Background — Risk indexes for operative mortality after cardiac surgery are used for comparative profiling of surgeons or centers. We examined whether clinicians and managers should use an existing index without modification, recalibrate it for their populations, or derive a new model altogether.
Methods and Results — Drawing on 7491 consecutive patients who underwent isolated CABG at 2 Toronto teaching hospitals between 1993 and 1996, we compared 3 strategies: (1) using a ready-made model originally derived and validated in our jurisdiction; (2) recalibrating the ready-made model to better fit the population; and (3) deriving a new model with additional risk factors. We assessed statistical accuracy, ie, area under a receiver-operator characteristic curve (ROC); precision, ie, statistical goodness-of-fit; and actual impact on both risk-adjusted operative mortalities (RAOM) and performance rankings for 14 surgeons. The new model was slightly more accurate than the ready-made model (ROC, 0.78 versus 0.76; P<0.05), albeit not different from the recalibrated model (ROC, 0.77).
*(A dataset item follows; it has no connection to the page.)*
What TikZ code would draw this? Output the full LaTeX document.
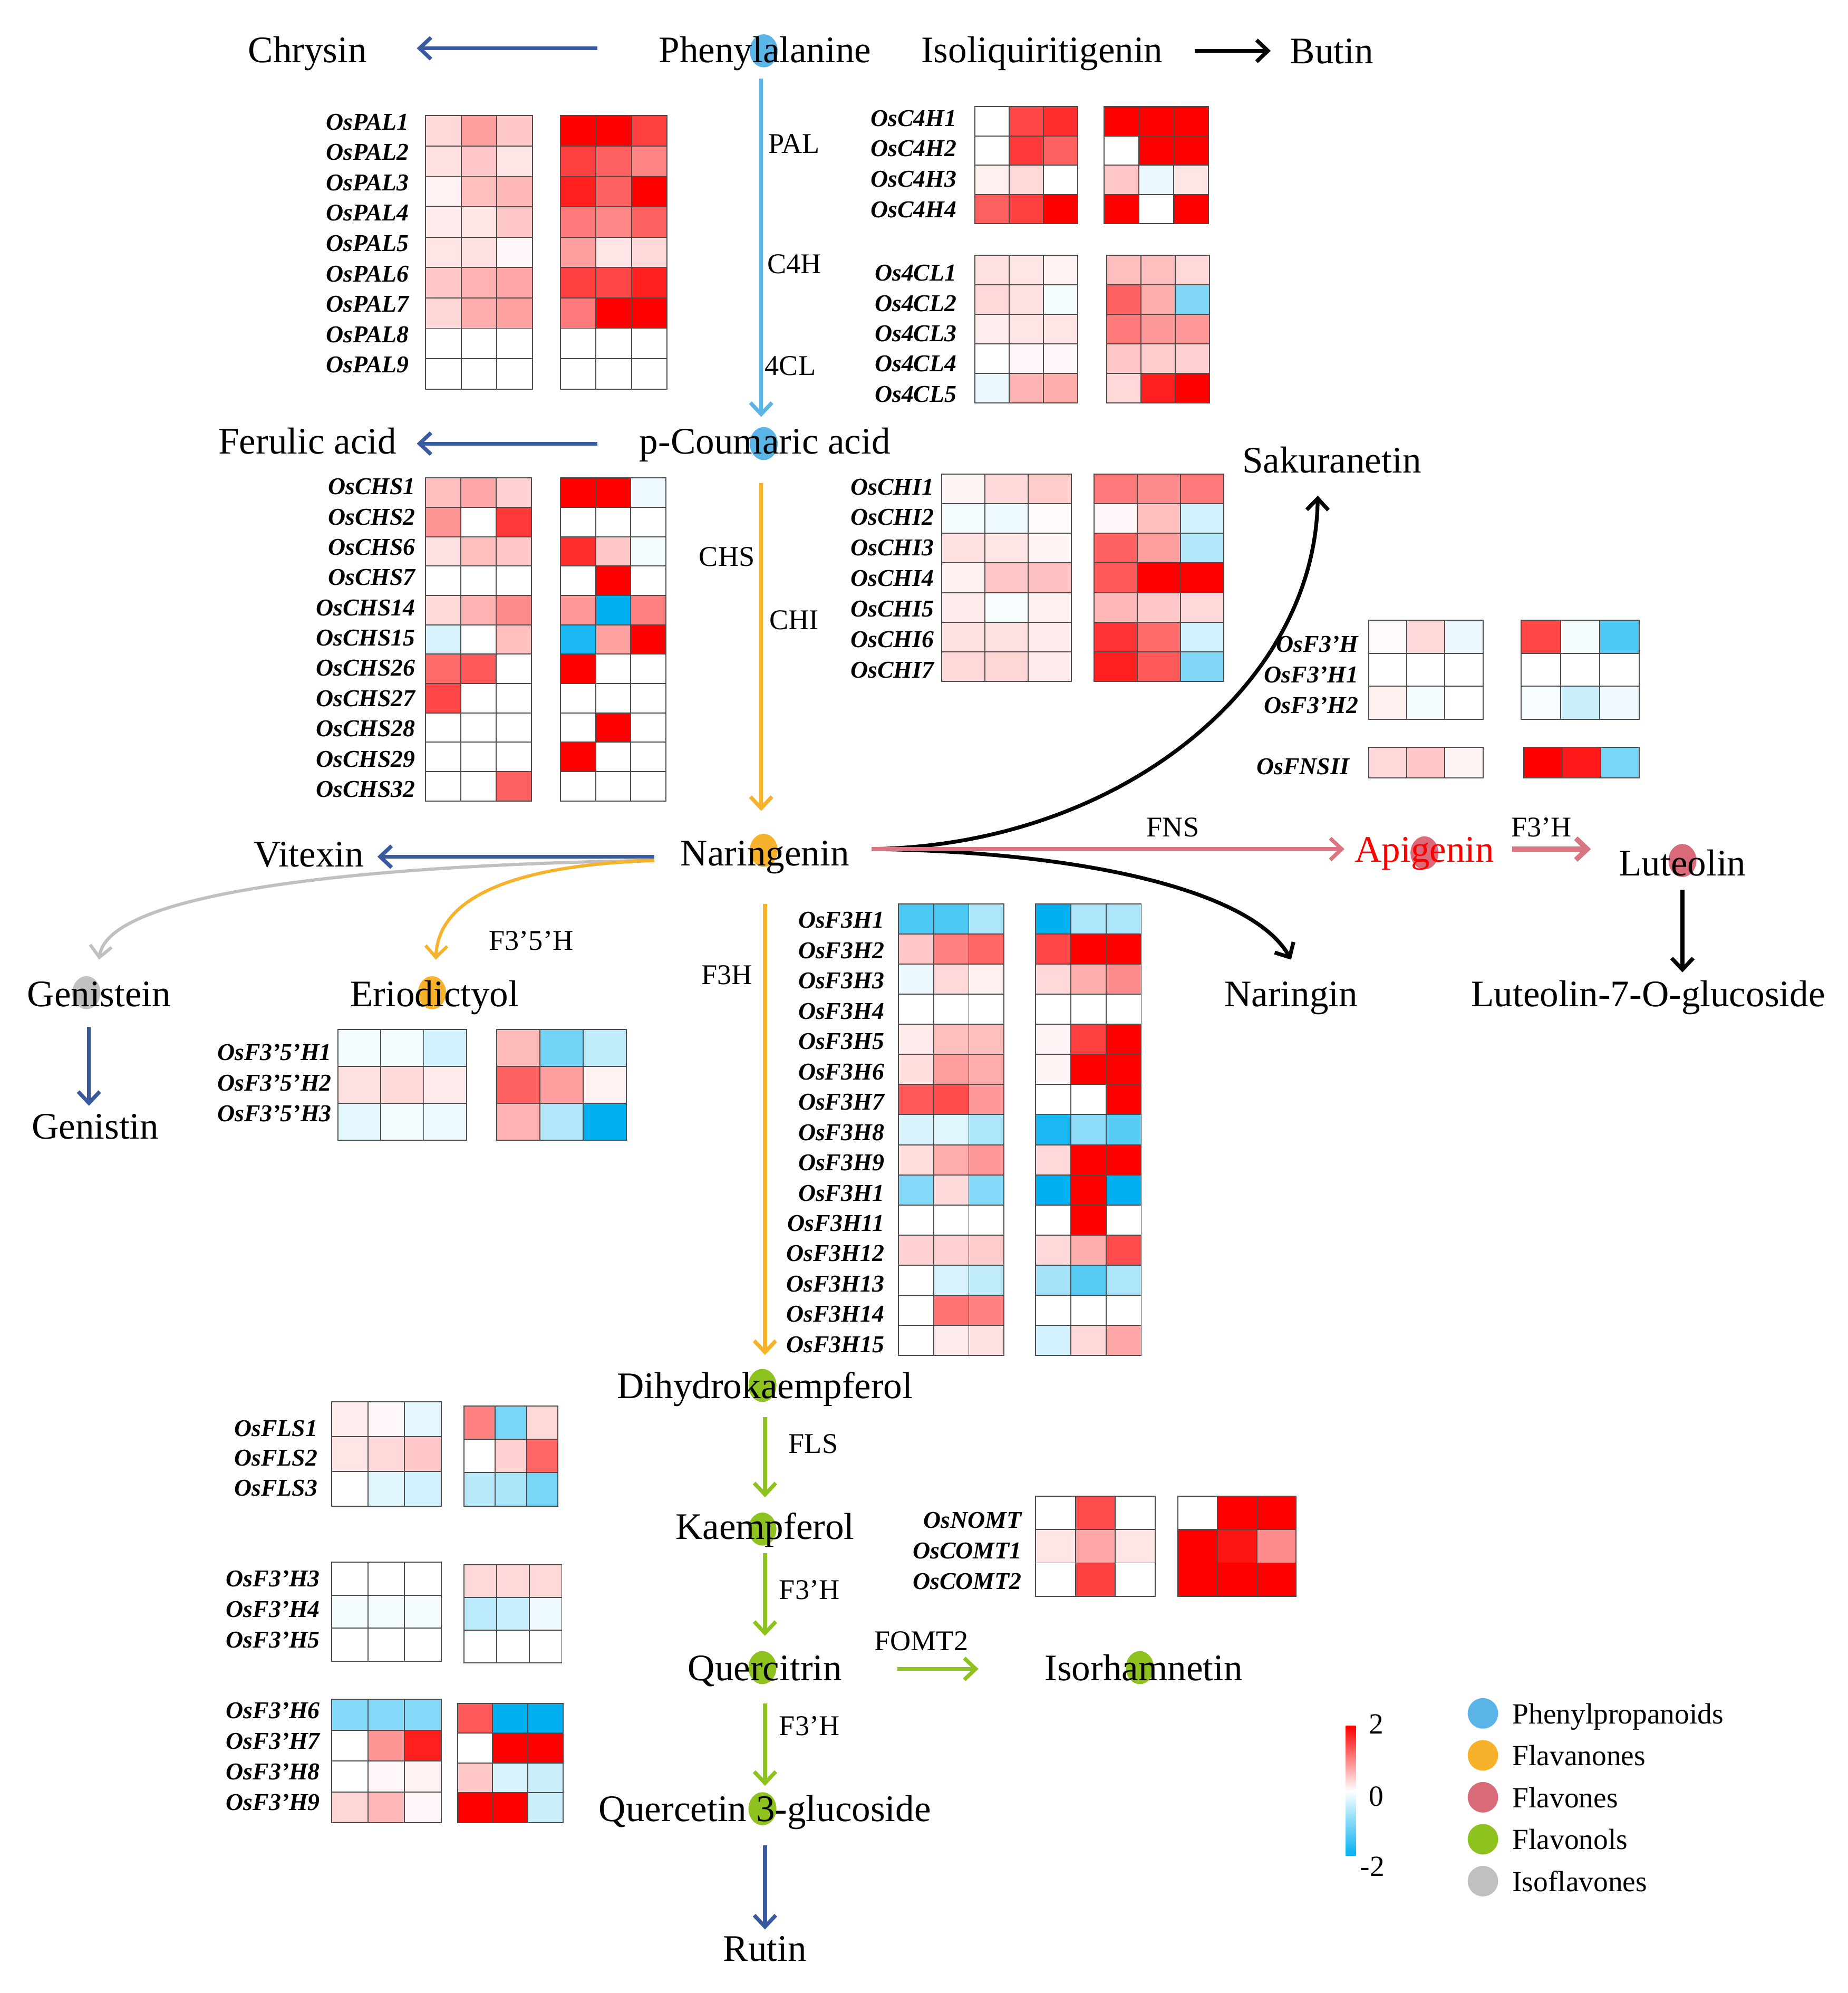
\documentclass[tikz,border=0pt]{standalone}
\usepackage{fontspec}
\setmainfont{Liberation Serif}
\usetikzlibrary{arrows.meta,calc}

\definecolor{hr}{RGB}{255,0,0}
\definecolor{hb}{RGB}{0,176,240}
\definecolor{phenyl}{RGB}{90,180,229}
\definecolor{flavanone}{RGB}{247,178,43}
\definecolor{flavone}{RGB}{217,107,120}
\definecolor{flavonol}{RGB}{141,194,31}
\definecolor{isoflav}{RGB}{192,192,192}
\definecolor{navy}{RGB}{58,90,160}
\definecolor{pinkline}{RGB}{217,117,128}

\tikzset{
  cmpd/.style={font=\fontsize{29.5}{32}\selectfont, inner sep=1pt, anchor=base},
  enz/.style={font=\fontsize{22.5}{24}\selectfont, inner sep=1pt},
  gene/.style={font=\fontsize{19}{20}\selectfont\bfseries\itshape, inner sep=1pt, anchor=east},
  legtext/.style={font=\fontsize{23}{25}\selectfont, inner sep=0pt, anchor=base west},
  hcell/.style={draw=black!70, line width=0.8pt},
  flux/.style={line width=3pt, -{Straight Barb[length=9pt,width=17pt]}}
}

\newcommand{\hmap}[5]{%
  \foreach \row [count=\i] in {#5} {
    \foreach \v [count=\j] in \row {
      \pgfmathtruncatemacro\hv{abs(\v)}
      \ifnum\v<0 \colorlet{hfill}{hb!\hv!white}\else\colorlet{hfill}{hr!\hv!white}\fi
      \draw[hcell, fill=hfill] ({#1+(\j-1)*#3},{#2+(\i-1)*#4}) rectangle ++(#3,#4);
    }
  }
}
\newcommand{\genelabels}[5]{%
  \foreach \g [count=\i] in {#5}
    \node[gene] (#1\i) at (#2,{#3+(\i-0.5)*#4}) {\g};
}

\begin{document}
\begin{tikzpicture}[x=1pt,y=-1pt]
\useasboundingbox (0,0) rectangle (1454,1568);

\fill[phenyl] (601,40) ellipse (11 and 13);
\fill[phenyl] (601,349) ellipse (11 and 13);
\fill[flavanone] (601,669) ellipse (11 and 13);
\fill[flavanone] (340,781) ellipse (11 and 13);
\fill[isoflav] (68,781) ellipse (11 and 13);
\fill[flavone] (1121,671) ellipse (11 and 13);
\fill[flavone] (1324,677) ellipse (11 and 13);
\fill[flavonol] (600,1090) ellipse (11 and 13);
\fill[flavonol] (600,1203) ellipse (11 and 13);
\fill[flavonol] (600,1312) ellipse (11 and 13);
\fill[flavonol] (897,1312) ellipse (11 and 13);
\fill[flavonol] (600,1423) ellipse (11 and 13);

\node[cmpd] (phe) at (602,49) {Phenylalanine};
\node[cmpd] (chr) at (242,49) {Chrysin};
\node[cmpd] (iso) at (820,49) {Isoliquiritigenin};
\node[cmpd] (but) at (1048,50) {Butin};
\node[cmpd] (pco) at (602,357) {p-Coumaric acid};
\node[cmpd] (fer) at (242,357) {Ferulic acid};
\node[cmpd] (sak) at (1048,372) {Sakuranetin};
\node[cmpd] (vit) at (243,682) {Vitexin};
\node[cmpd] (nar) at (602,681) {Naringenin};
\node[cmpd, text=red] (api) at (1121,678) {Apigenin};
\node[cmpd] (lut) at (1324,689) {Luteolin};
\node[cmpd] (gen) at (78,792) {Genistein};
\node[cmpd] (eri) at (342,792) {Eriodictyol};
\node[cmpd] (ngn) at (1016,792) {Naringin};
\node[cmpd] (l7g) at (1297,792) {Luteolin-7-O-glucoside};
\node[cmpd] (gst) at (75,896) {Genistin};
\node[cmpd] (dhk) at (602,1100) {Dihydrokaempferol};
\node[cmpd] (kae) at (602,1211) {Kaempferol};
\node[cmpd] (que) at (602,1322) {Quercitrin};
\node[cmpd] (irh) at (900,1322) {Isorhamnetin};
\node[cmpd] (q3g) at (602,1433) {Quercetin 3-glucoside};
\node[cmpd] (rut) at (602,1543) {Rutin};

\draw[flux, navy] ($(phe.base)+(-132,-11)$) -- ($(chr.base)+(86,-11)$);
\draw[flux, black] ($(iso.base)+(120,-9)$) -- ($(but.base)+(-48,-10)$);
\draw[flux, phenyl] ($(phe.base)+(-3,13)$) -- ($(pco.base)+(-3,-29)$);
\draw[flux, navy] ($(pco.base)+(-132,-8)$) -- ($(fer.base)+(86,-8)$);
\draw[flux, flavanone] ($(pco.base)+(-3,23)$) -- ($(nar.base)+(-3,-43)$);
\draw[flux, navy] ($(nar.base)+(-87,-7)$) -- ($(vit.base)+(54,-8)$);
\draw[flux, isoflav, line width=2.5pt] ($(nar.base)+(-87,-4)$) .. controls (300,680) and (85,700) .. ($(gen.base)+(0,-37)$);
\draw[flux, flavanone, line width=2.5pt] ($(nar.base)+(-87,-4)$) .. controls (420,680) and (345,700) .. ($(eri.base)+(1,-37)$);
\draw[flux, navy] ($(gen.base)+(-8,16)$) -- ($(gst.base)+(-5,-26)$);
\draw[flux, black] ($(nar.base)+(84,-13)$) .. controls (880,665) and (1035,540) .. ($(sak.base)+(-11,18)$);
\draw[flux, black] ($(nar.base)+(84,-13)$) .. controls (850,670) and (985,700) .. ($(ngn.base)+(0,-37)$);
\draw[flux, pinkline] ($(nar.base)+(84,-13)$) -- ($(api.base)+(-63,-10)$);
\draw[flux, pinkline, line width=4pt] ($(api.base)+(69,-10)$) -- ($(lut.base)+(-72,-21)$);
\draw[flux, black] ($(lut.base)+(0,11)$) -- ($(l7g.base)+(27,-27)$);
\draw[flux, flavanone] ($(nar.base)+(0,30)$) -- ($(dhk.base)+(0,-34)$);
\draw[flux, flavonol] ($(dhk.base)+(0,15)$) -- ($(kae.base)+(0,-33)$);
\draw[flux, flavonol] ($(kae.base)+(0,11)$) -- ($(que.base)+(0,-35)$);
\draw[flux, flavonol] ($(que.base)+(104,-9)$) -- ($(irh.base)+(-130,-9)$);
\draw[flux, flavonol] ($(que.base)+(0,18)$) -- ($(q3g.base)+(0,-28)$);
\draw[flux, navy] ($(q3g.base)+(0,19)$) -- ($(rut.base)+(0,-25)$);

\node[enz] (pal) at (625,113) {PAL};
\node[enz] (c4h) at (625,208) {C4H};
\node[enz] (fcl) at (622,288) {4CL};
\node[enz] (chs) at (572,438) {CHS};
\node[enz] (chi) at (625,488) {CHI};
\node[enz] (f35h) at (418,740) {F3'5'H};
\node[enz] (f3h) at (572,767) {F3H};
\node[enz] (fns) at (923,651) {FNS};
\node[enz] (f3ha) at (1213,651) {F3'H};
\node[enz] (fls) at (640,1136) {FLS};
\node[enz] (f3hb) at (637,1251) {F3'H};
\node[enz] (fomt) at (725,1291) {FOMT2};
\node[enz] (f3hc) at (637,1358) {F3'H};

\genelabels{pal}{323}{84}{23.9}{OsPAL1,OsPAL2,OsPAL3,OsPAL4,OsPAL5,OsPAL6,OsPAL7,OsPAL8,OsPAL9}
\hmap{335}{91}{28}{23.9}{{15,38,22},{12,22,10},{5,25,28},{8,10,22},{10,12,3},{22,30,35},{16,32,37},{0,0,0},{0,0,0}}
\hmap{441}{91}{28}{23.9}{{100,100,75},{75,62,48},{88,62,100},{52,47,62},{38,10,15},{75,72,88},{52,100,100},{0,0,0},{0,0,0}}

\genelabels{c4h}{754}{81}{24}{OsC4H1,OsC4H2,OsC4H3,OsC4H4}
\hmap{767}{84}{27}{23}{{0,72,82},{0,78,62},{6,15,0},{62,75,100}}
\hmap{869}{84}{27.3}{23}{{100,100,100},{0,100,100},{22,-8,10},{100,0,100}}

\genelabels{fcl}{754}{203}{23.8}{Os4CL1,Os4CL2,Os4CL3,Os4CL4,Os4CL5}
\hmap{767}{201}{27}{23.2}{{12,10,5},{15,12,-4},{7,10,10},{0,3,3},{-8,30,32}}
\hmap{871}{201}{27}{23.2}{{25,25,15},{62,32,-50},{52,40,40},{22,20,18},{15,88,100}}

\genelabels{chs}{328}{371}{23.8}{OsCHS1,OsCHS2,OsCHS6,OsCHS7,OsCHS14,OsCHS15,OsCHS26,OsCHS27,OsCHS28,OsCHS29,OsCHS32}
\hmap{335}{376}{27.7}{23.1}{{25,35,18},{42,0,78},{12,25,22},{0,0,0},{14,30,45},{-15,0,25},{58,65,0},{72,0,0},{0,0,0},{0,0,0},{0,0,62}}
\hmap{441}{376}{27.7}{23.1}{{100,100,-7},{0,0,0},{82,22,-5},{0,100,0},{40,-100,50},{-90,37,100},{100,0,0},{0,0,0},{0,100,0},{100,0,0},{0,0,0}}

\genelabels{chi}{736}{371}{24}{OsCHI1,OsCHI2,OsCHI3,OsCHI4,OsCHI5,OsCHI6,OsCHI7}
\hmap{741}{373}{34}{23.3}{{4,14,20},{-4,-7,2},{12,10,4},{6,22,24},{8,-3,6},{12,12,8},{15,16,8}}
\hmap{861}{373}{34}{23.3}{{52,45,52},{3,25,-18},{62,38,-30},{65,100,100},{28,22,15},{80,58,-18},{88,65,-50}}

\genelabels{fth}{1070}{495}{24}{OsF3'H,OsF3'H1,OsF3'H2}
\hmap{1077}{488}{30}{26}{{2,15,-8},{0,0,0},{6,-4,0}}
\hmap{1197}{488}{31}{26}{{72,-4,-70},{0,0,0},{-3,-20,-6}}

\genelabels{fns}{1063}{591}{24}{OsFNSII}
\hmap{1077}{588}{30}{24}{{15,22,4}}
\hmap{1199}{588}{30.3}{24}{{100,90,-52}}

\genelabels{ffh}{262}{816}{24}{OsF3'5'H1,OsF3'5'H2,OsF3'5'H3}
\hmap{266}{810}{33.7}{29}{{-5,-5,-18},{12,14,8},{-10,-5,-7}}
\hmap{391}{810}{34}{29}{{27,-55,-25},{62,38,5},{30,-30,-100}}

\genelabels{fhh}{697}{712}{23.85}{OsF3H1,OsF3H2,OsF3H3,OsF3H4,OsF3H5,OsF3H6,OsF3H7,OsF3H8,OsF3H9,OsF3H1,OsF3H11,OsF3H12,OsF3H13,OsF3H14,OsF3H15}
\hmap{707}{711}{27.7}{23.7}{{-70,-70,-32},{22,50,60},{-8,15,6},{0,0,0},{8,25,25},{13,38,32},{65,70,40},{-15,-12,-32},{13,32,40},{-48,14,-48},{0,0,0},{18,18,20},{0,-15,-25},{0,55,50},{0,8,12}}
\hmap{815}{711}{27.7}{23.7}{{-100,-32,-32},{72,100,100},{15,32,45},{0,0,0},{4,75,100},{4,100,100},{0,0,100},{-90,-45,-65},{15,100,100},{-100,100,-100},{0,100,0},{15,32,70},{-35,-65,-32},{0,0,0},{-18,15,35}}

\genelabels{fls}{251}{1112}{23.5}{OsFLS1,OsFLS2,OsFLS3}
\hmap{261}{1103}{28.7}{27.3}{{7,3,-10},{10,15,22},{0,-12,-18}}
\hmap{365}{1106}{24.7}{26.3}{{50,-52,15},{0,18,60},{-28,-33,-52}}

\genelabels{fha}{253}{1230}{24}{OsF3'H3,OsF3'H4,OsF3'H5}
\hmap{261}{1229}{28.7}{26}{{0,0,0},{-4,-4,-4},{0,0,0}}
\hmap{365}{1231}{25.7}{25.7}{{15,15,15},{-27,-22,-7},{0,0,0}}

\genelabels{fhb}{253}{1334}{24}{OsF3'H6,OsF3'H7,OsF3'H8,OsF3'H9}
\hmap{261}{1337}{28.7}{24.25}{{-48,-48,-48},{0,42,88},{0,3,5},{16,28,3}}
\hmap{360}{1340}{27.7}{23.5}{{65,-100,-100},{0,100,100},{22,-15,-20},{100,100,-20}}

\genelabels{omt}{805}{1184}{24}{OsNOMT,OsCOMT1,OsCOMT2}
\hmap{815}{1177}{31.3}{26.3}{{0,70,0},{10,35,10},{0,75,0}}
\hmap{927}{1177}{31}{26.3}{{0,100,100},{100,92,45},{100,100,100}}

\shade[top color=hr, bottom color=white] (1059,1358) rectangle (1067,1409);
\shade[top color=white, bottom color=hb] (1059,1409) rectangle (1067,1460);
\node[legtext, anchor=base] (cbtop) at (1083,1364) {2};
\node[legtext, anchor=base] (cbmid) at (1083,1421) {0};
\node[legtext, anchor=base] (cbbot) at (1080,1476) {-2};

\fill[phenyl] (1167,1348) circle (12);
\fill[flavanone] (1167,1381) circle (12);
\fill[flavone] (1167,1414) circle (12);
\fill[flavonol] (1167,1447) circle (12);
\fill[isoflav] (1167,1480) circle (12);
\node[legtext] (lgphe) at (1190,1356) {Phenylpropanoids};
\node[legtext] (lgfan) at (1190,1389) {Flavanones};
\node[legtext] (lgfon) at (1190,1422) {Flavones};
\node[legtext] (lgfol) at (1190,1455) {Flavonols};
\node[legtext] (lgiso) at (1190,1488) {Isoflavones};
\end{tikzpicture}
\end{document}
The ready-made model showed poor fit between the predicted and observed results (P<0.001), leading to significant underestimation of RAOM (1.6+/-0. 2%) compared with the other strategies (2.5+/-0.2%; P=0.048). Remodeling also changed the performance rankings among half the surgeons with higher RAOM.
Conclusions — Poorly calibrated risk algorithms can bias the calculation of RAOM and alter the results of surgeon-specific profiles. Any existing index used for risk assessment in cardiac surgery should be episodically recalibrated or compared with new models derived from local subjects to ensure that its performance remains optimal.